What this task involves: Every line from the top of the records through the line containing "Serif, Times New" should be retyped exactly; the pictures should not.

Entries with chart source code
****

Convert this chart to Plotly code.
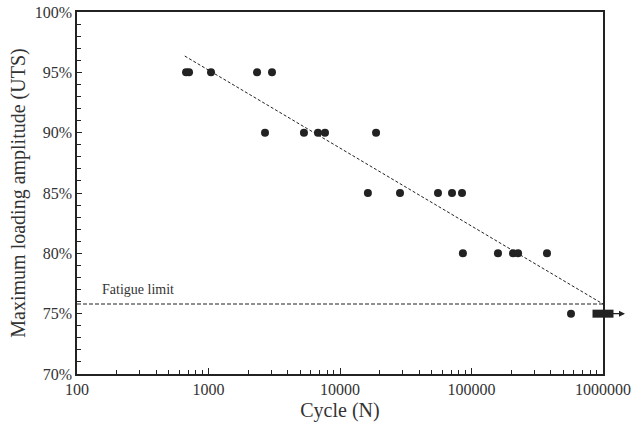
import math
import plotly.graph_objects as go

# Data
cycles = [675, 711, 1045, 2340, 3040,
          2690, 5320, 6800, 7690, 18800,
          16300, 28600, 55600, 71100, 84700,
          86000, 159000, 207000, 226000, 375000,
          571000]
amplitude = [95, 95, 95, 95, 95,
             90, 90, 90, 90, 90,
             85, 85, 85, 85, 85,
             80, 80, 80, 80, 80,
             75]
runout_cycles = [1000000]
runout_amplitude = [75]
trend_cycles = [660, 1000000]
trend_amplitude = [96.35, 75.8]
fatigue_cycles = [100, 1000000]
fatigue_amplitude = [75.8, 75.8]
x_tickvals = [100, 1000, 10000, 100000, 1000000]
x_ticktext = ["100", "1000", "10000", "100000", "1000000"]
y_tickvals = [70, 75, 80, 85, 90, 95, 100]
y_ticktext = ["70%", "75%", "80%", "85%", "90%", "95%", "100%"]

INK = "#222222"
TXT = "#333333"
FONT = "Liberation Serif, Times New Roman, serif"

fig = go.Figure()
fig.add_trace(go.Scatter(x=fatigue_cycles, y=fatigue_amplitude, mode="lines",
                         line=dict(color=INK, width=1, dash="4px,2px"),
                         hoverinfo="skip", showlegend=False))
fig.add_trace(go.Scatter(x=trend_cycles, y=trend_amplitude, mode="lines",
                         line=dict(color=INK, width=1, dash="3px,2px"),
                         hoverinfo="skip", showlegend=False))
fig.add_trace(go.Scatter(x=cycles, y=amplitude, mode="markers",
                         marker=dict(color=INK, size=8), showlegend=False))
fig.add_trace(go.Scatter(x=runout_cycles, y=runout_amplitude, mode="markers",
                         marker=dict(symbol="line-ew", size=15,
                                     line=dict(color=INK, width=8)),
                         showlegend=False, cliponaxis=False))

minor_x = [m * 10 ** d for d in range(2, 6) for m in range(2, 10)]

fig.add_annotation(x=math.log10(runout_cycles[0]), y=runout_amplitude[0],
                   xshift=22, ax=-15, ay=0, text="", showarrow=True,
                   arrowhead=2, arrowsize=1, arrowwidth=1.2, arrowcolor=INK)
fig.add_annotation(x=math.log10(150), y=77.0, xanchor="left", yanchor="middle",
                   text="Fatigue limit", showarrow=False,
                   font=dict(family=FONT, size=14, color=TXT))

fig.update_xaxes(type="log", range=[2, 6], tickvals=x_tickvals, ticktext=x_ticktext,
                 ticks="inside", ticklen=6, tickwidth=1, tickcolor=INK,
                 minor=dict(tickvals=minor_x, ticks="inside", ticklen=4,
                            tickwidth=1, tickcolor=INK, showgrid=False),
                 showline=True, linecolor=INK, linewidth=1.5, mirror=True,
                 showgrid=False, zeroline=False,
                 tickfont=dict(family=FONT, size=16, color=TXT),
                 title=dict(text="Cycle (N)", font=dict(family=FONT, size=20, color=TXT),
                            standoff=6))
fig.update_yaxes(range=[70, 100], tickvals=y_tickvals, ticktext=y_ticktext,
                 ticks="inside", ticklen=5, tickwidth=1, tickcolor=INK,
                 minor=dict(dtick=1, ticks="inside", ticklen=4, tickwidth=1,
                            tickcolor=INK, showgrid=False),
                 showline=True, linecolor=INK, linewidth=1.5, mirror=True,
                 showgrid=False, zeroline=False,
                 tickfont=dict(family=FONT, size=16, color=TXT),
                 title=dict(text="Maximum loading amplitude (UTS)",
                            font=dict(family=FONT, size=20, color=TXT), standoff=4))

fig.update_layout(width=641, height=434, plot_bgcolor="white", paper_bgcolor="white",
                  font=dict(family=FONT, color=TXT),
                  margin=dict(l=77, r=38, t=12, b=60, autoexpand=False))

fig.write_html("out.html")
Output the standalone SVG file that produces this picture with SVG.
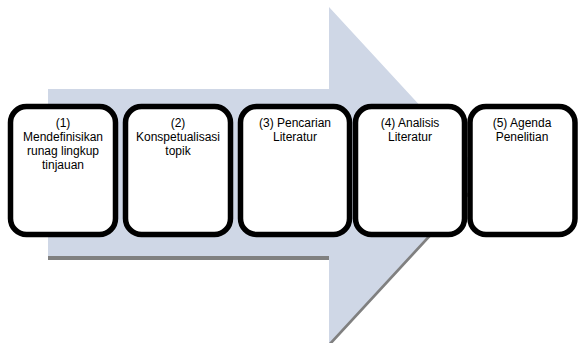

****

Final answer:
Convert this chart to Plotly code.
import math
import plotly.graph_objects as go

# Data
cycles = [675, 711, 1045, 2340, 3040,
          2690, 5320, 6800, 7690, 18800,
          16300, 28600, 55600, 71100, 84700,
          86000, 159000, 207000, 226000, 375000,
          571000]
amplitude = [95, 95, 95, 95, 95,
             90, 90, 90, 90, 90,
             85, 85, 85, 85, 85,
             80, 80, 80, 80, 80,
             75]
runout_cycles = [1000000]
runout_amplitude = [75]
trend_cycles = [660, 1000000]
trend_amplitude = [96.35, 75.8]
fatigue_cycles = [100, 1000000]
fatigue_amplitude = [75.8, 75.8]
x_tickvals = [100, 1000, 10000, 100000, 1000000]
x_ticktext = ["100", "1000", "10000", "100000", "1000000"]
y_tickvals = [70, 75, 80, 85, 90, 95, 100]
y_ticktext = ["70%", "75%", "80%", "85%", "90%", "95%", "100%"]

INK = "#222222"
TXT = "#333333"
FONT = "Liberation Serif, Times New Roman, serif"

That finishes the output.